*Given information:*
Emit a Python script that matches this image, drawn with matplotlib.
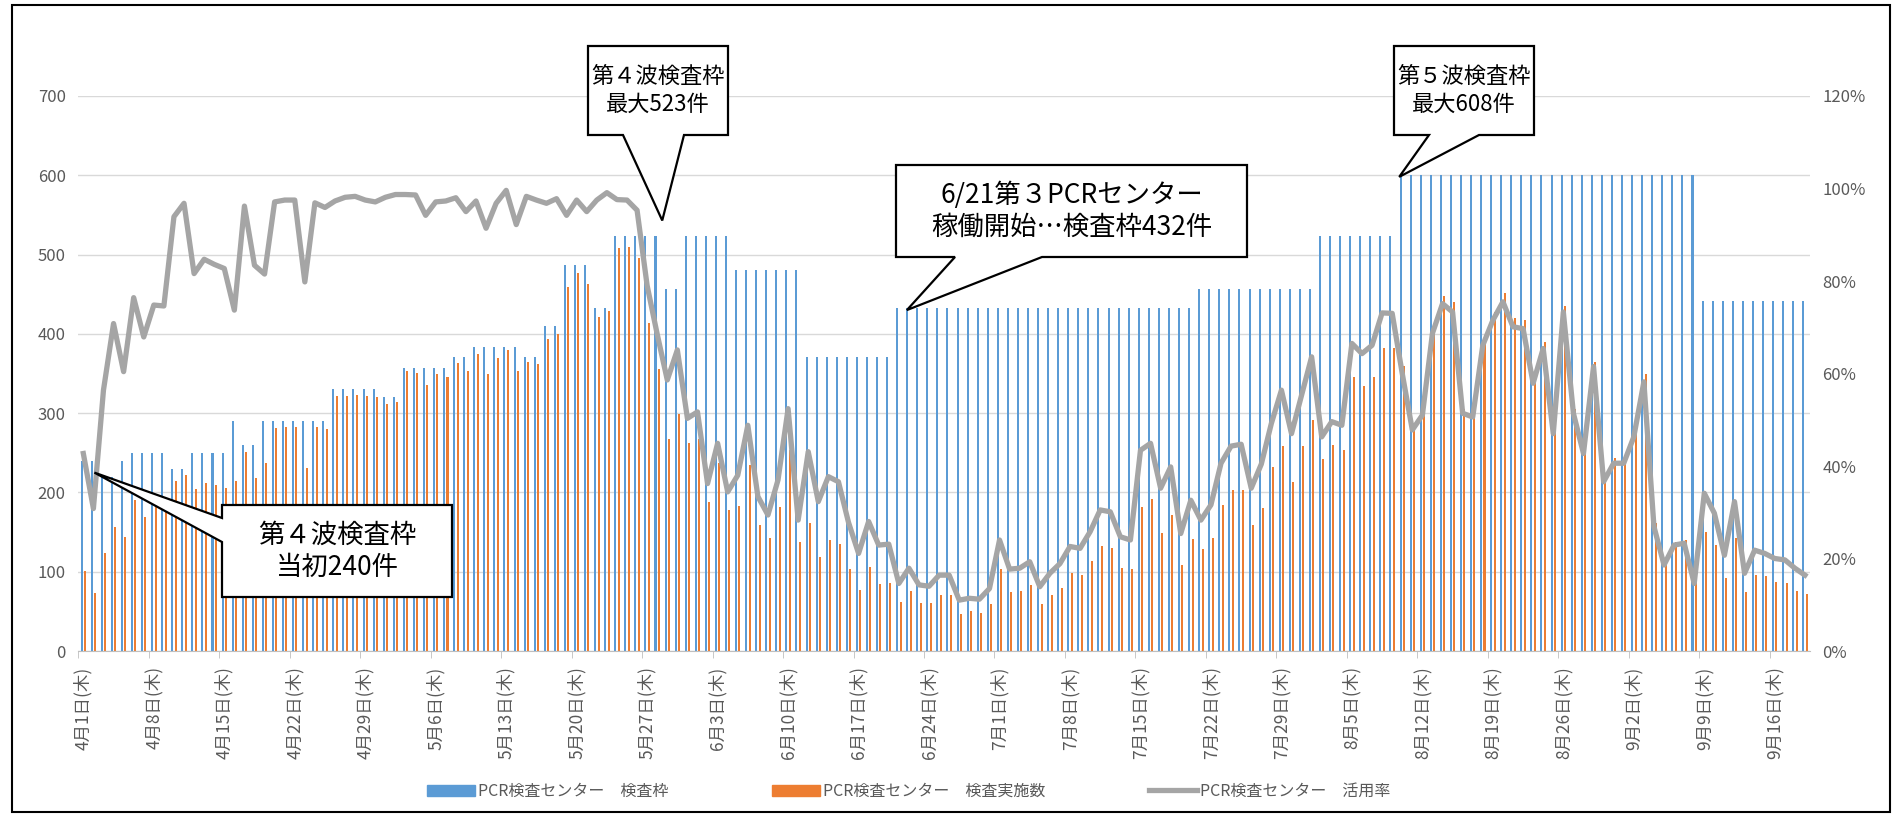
import numpy as np
import matplotlib.pyplot as plt
from matplotlib.patches import Patch, Polygon, Rectangle
from matplotlib.lines import Line2D
from matplotlib.ticker import PercentFormatter

plt.rcParams['font.family'] = ['Noto Sans CJK JP', 'DejaVu Sans']

# daily values, 2021-04-01 .. 2021-09-19 (172 days)
capacity = [
    240, 240, 220, 220, 240, 250, 250, 250, 250, 230,
    230, 250, 250, 250, 250, 290, 260, 260, 290, 290,
    290, 290, 290, 290, 290, 330, 330, 330, 330, 330,
    320, 320, 357, 357, 357, 357, 357, 371, 371, 383,
    383, 383, 383, 383, 371, 371, 410, 410, 487, 487,
    487, 433, 433, 523, 523, 523, 523, 523, 456, 456,
    523, 523, 523, 523, 523, 480, 480, 480, 480, 480,
    480, 480, 371, 371, 371, 371, 371, 371, 371, 371,
    371, 432, 432, 432, 432, 432, 432, 432, 432, 432,
    432, 432, 432, 432, 432, 432, 432, 432, 432, 432,
    432, 432, 432, 432, 432, 432, 432, 432, 432, 432,
    432, 456, 456, 456, 456, 456, 456, 456, 456, 456,
    456, 456, 456, 523, 523, 523, 523, 523, 523, 523,
    523, 600, 600, 600, 600, 600, 600, 600, 600, 600,
    600, 600, 600, 600, 600, 600, 600, 600, 600, 600,
    600, 600, 600, 600, 600, 600, 600, 600, 600, 600,
    600, 442, 442, 442, 442, 442, 442, 442, 442, 442,
    442, 442,
]

tested = [
    101, 73, 124, 156, 144, 190, 169, 187, 186, 215,
    222, 204, 212, 209, 205, 214, 251, 218, 237, 281,
    283, 283, 231, 283, 280, 321, 322, 323, 321, 320,
    312, 314, 353, 351, 335, 349, 346, 363, 353, 374,
    350, 370, 380, 353, 365, 362, 394, 400, 459, 477,
    463, 421, 429, 508, 510, 496, 414, 356, 268, 299,
    262, 268, 188, 237, 178, 183, 234, 159, 142, 181,
    253, 137, 161, 119, 140, 135, 103, 77, 106, 84,
    86, 62, 76, 60, 61, 71, 71, 47, 50, 48,
    59, 103, 74, 76, 83, 59, 71, 80, 98, 96,
    113, 132, 130, 105, 103, 182, 192, 149, 171, 108,
    141, 129, 142, 184, 203, 203, 159, 180, 232, 258,
    213, 258, 291, 242, 260, 254, 346, 334, 345, 382,
    382, 360, 287, 306, 412, 448, 440, 305, 300, 395,
    428, 452, 420, 418, 345, 390, 280, 435, 305, 255,
    365, 218, 243, 243, 278, 349, 161, 112, 137, 140,
    88, 150, 134, 92, 142, 75, 96, 94, 87, 86,
    76, 72,
]

usage = [
    42.7, 30.8, 56.4, 70.8, 60.4, 76.4, 67.9, 74.8, 74.6, 93.9,
    96.8, 81.6, 84.7, 83.6, 82.7, 73.7, 96.2, 83.4, 81.5, 97.1,
    97.5, 97.5, 79.8, 96.9, 95.9, 97.3, 98.1, 98.3, 97.5, 97.1,
    98.1, 98.7, 98.7, 98.6, 94.2, 97.1, 97.3, 98.0, 95.0, 97.3,
    91.4, 96.8, 99.6, 92.2, 98.3, 97.5, 96.8, 97.8, 94.2, 97.5,
    95.0, 97.5, 99.1, 97.6, 97.5, 95.3, 79.0, 68.5, 58.6, 65.1,
    50.3, 51.7, 36.2, 44.9, 34.4, 38.0, 48.8, 33.4, 29.4, 37.0,
    52.4, 28.3, 43.1, 32.3, 37.7, 36.6, 27.8, 21.1, 28.0, 22.9,
    23.1, 14.6, 17.9, 14.3, 14.0, 16.4, 16.4, 11.0, 11.4, 11.2,
    13.5, 24.0, 17.7, 17.9, 19.3, 13.9, 16.8, 18.9, 22.6, 22.2,
    25.8, 30.5, 30.1, 24.7, 24.0, 43.4, 44.9, 35.2, 39.8, 25.4,
    32.6, 28.3, 31.6, 40.6, 44.3, 44.7, 35.2, 40.4, 49.2, 56.4,
    47.0, 55.3, 63.6, 46.3, 49.6, 48.8, 66.5, 64.3, 66.1, 73.1,
    73.0, 60.0, 47.8, 51.0, 68.7, 75.1, 73.3, 51.4, 50.6, 66.1,
    71.5, 75.5, 70.1, 69.7, 57.9, 65.4, 47.0, 73.3, 51.4, 42.7,
    61.5, 36.6, 40.6, 40.6, 46.3, 58.2, 26.9, 18.6, 22.9, 23.3,
    14.6, 34.1, 29.8, 20.7, 32.3, 16.8, 21.8, 21.1, 20.0, 19.7,
    17.9, 16.4,
]

tick_labels = [
    '4月1日(木)', '4月8日(木)', '4月15日(木)', '4月22日(木)', '4月29日(木)',
    '5月6日(木)', '5月13日(木)', '5月20日(木)', '5月27日(木)', '6月3日(木)',
    '6月10日(木)', '6月17日(木)', '6月24日(木)', '7月1日(木)', '7月8日(木)',
    '7月15日(木)', '7月22日(木)', '7月29日(木)', '8月5日(木)', '8月12日(木)',
    '8月19日(木)', '8月26日(木)', '9月2日(木)', '9月9日(木)', '9月16日(木)',
]

series_names = ['PCR検査センター　検査枠', 'PCR検査センター　検査実施数', 'PCR検査センター　活用率']

W, H = 1897, 816
blue, orange, gray = '#5B9BD5', '#ED7D31', '#A5A5A5'
txt = '#595959'

days = np.arange(len(capacity))

fig = plt.figure(figsize=(W / 100, H / 100), dpi=100)
ax = fig.add_axes([78.3 / W, 1 - 651 / H, (1810 - 78.3) / W, (651 - 96) / H])

ax.bar(days - 0.17, capacity, width=0.2, color=blue, zorder=2)
ax.bar(days + 0.17, tested, width=0.2, color=orange, zorder=2)
ax.set_xlim(-0.5, len(days) - 0.5)
ax.set_ylim(0, 700)
ax.set_yticks(range(0, 701, 100))
ax.grid(axis='y', color='#D9D9D9', lw=1, zorder=0)
ax.set_axisbelow(True)
for s in ['top', 'left', 'right']:
    ax.spines[s].set_visible(False)
ax.spines['bottom'].set_color('#BFBFBF')
ax.tick_params(axis='y', length=0, pad=9, labelsize=12, labelcolor=txt)

ax.set_xticks(days[::7])
ax.set_xticklabels(tick_labels, rotation=90)
ax.set_xticks(np.arange(-0.5, len(days), 7), minor=True)
ax.tick_params(axis='x', which='major', length=0, pad=11, labelsize=12.5, labelcolor=txt)
ax.tick_params(axis='x', which='minor', length=5, color='#BFBFBF')

ax2 = ax.twinx()
ax2.plot(days, np.array(usage) / 100, color=gray, lw=3.8, solid_joinstyle='round', zorder=3)
ax2.set_ylim(0, 1.2)
ax2.set_yticks(np.arange(0, 1.21, 0.2))
ax2.yaxis.set_major_formatter(PercentFormatter(1.0, decimals=0))
for s in ['top', 'left', 'right', 'bottom']:
    ax2.spines[s].set_visible(False)
ax2.tick_params(axis='y', length=0, pad=9, labelsize=12, labelcolor=txt)

handles = [Patch(color=blue), Patch(color=orange), Line2D([], [], color=gray, lw=3.8)]
leg = fig.legend(handles, series_names, loc='center', bbox_to_anchor=(0.479, 0.03),
                 ncol=3, frameon=False, fontsize=11.5, handlelength=3.0, handleheight=0.7,
                 handletextpad=0.2, columnspacing=6.5)
for t in leg.get_texts():
    t.set_color(txt)


def to_fig(x, y):
    return (x / W, 1 - y / H)


def callout(text, box, edge, base, tip, size):
    x0, y0, x1, y1 = box
    tx, ty = fig.transFigure.inverted().transform(ax.transData.transform(tip))
    if edge == 'bottom':
        pts = [to_fig(x0, y0), to_fig(x1, y0), to_fig(x1, y1), to_fig(base[1], y1),
               (tx, ty), to_fig(base[0], y1), to_fig(x0, y1)]
    else:
        pts = [to_fig(x0, y0), to_fig(x1, y0), to_fig(x1, y1), to_fig(x0, y1),
               to_fig(x0, base[1]), (tx, ty), to_fig(x0, base[0])]
    fig.add_artist(Polygon(pts, closed=True, transform=fig.transFigure,
                           facecolor='white', edgecolor='black', lw=1.6, zorder=5))
    cx, cy = to_fig((x0 + x1) / 2, (y0 + y1) / 2)
    fig.text(cx, cy, text, ha='center', va='center', fontsize=size,
             linespacing=1.25, color='black', zorder=6)


callout('第４波検査枠\n当初240件', (222, 505, 452, 597), 'left', (518, 542), (1.1, 225), 19)
callout('第４波検査枠\n最大523件', (588, 46, 728, 135), 'bottom', (623, 684), (57.5, 543), 16)
callout('6/21第３PCRセンター\n稼働開始…検査枠432件', (896, 165, 1247, 257), 'bottom', (955, 1042), (81.8, 430), 19)
callout('第５波検査枠\n最大608件', (1394, 46, 1534, 135), 'bottom', (1429, 1479), (130.7, 598), 16)

fig.add_artist(Rectangle((12 / W, 1 - 812 / H), (1890 - 12) / W, (812 - 5) / H,
                         transform=fig.transFigure, fill=False, ec='black', lw=1.5))

fig.savefig('out.png', dpi=100)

*Exercise description:* Write out exactly the lines between the start of the data and the line with "plt.rcParams['font.family'] = ['Noto", including both, but none of the pictures.

*Solved exercise:*
Emit a Python script that matches this image, drawn with matplotlib.
import numpy as np
import matplotlib.pyplot as plt
from matplotlib.patches import Patch, Polygon, Rectangle
from matplotlib.lines import Line2D
from matplotlib.ticker import PercentFormatter

plt.rcParams['font.family'] = ['Noto Sans CJK JP', 'DejaVu Sans']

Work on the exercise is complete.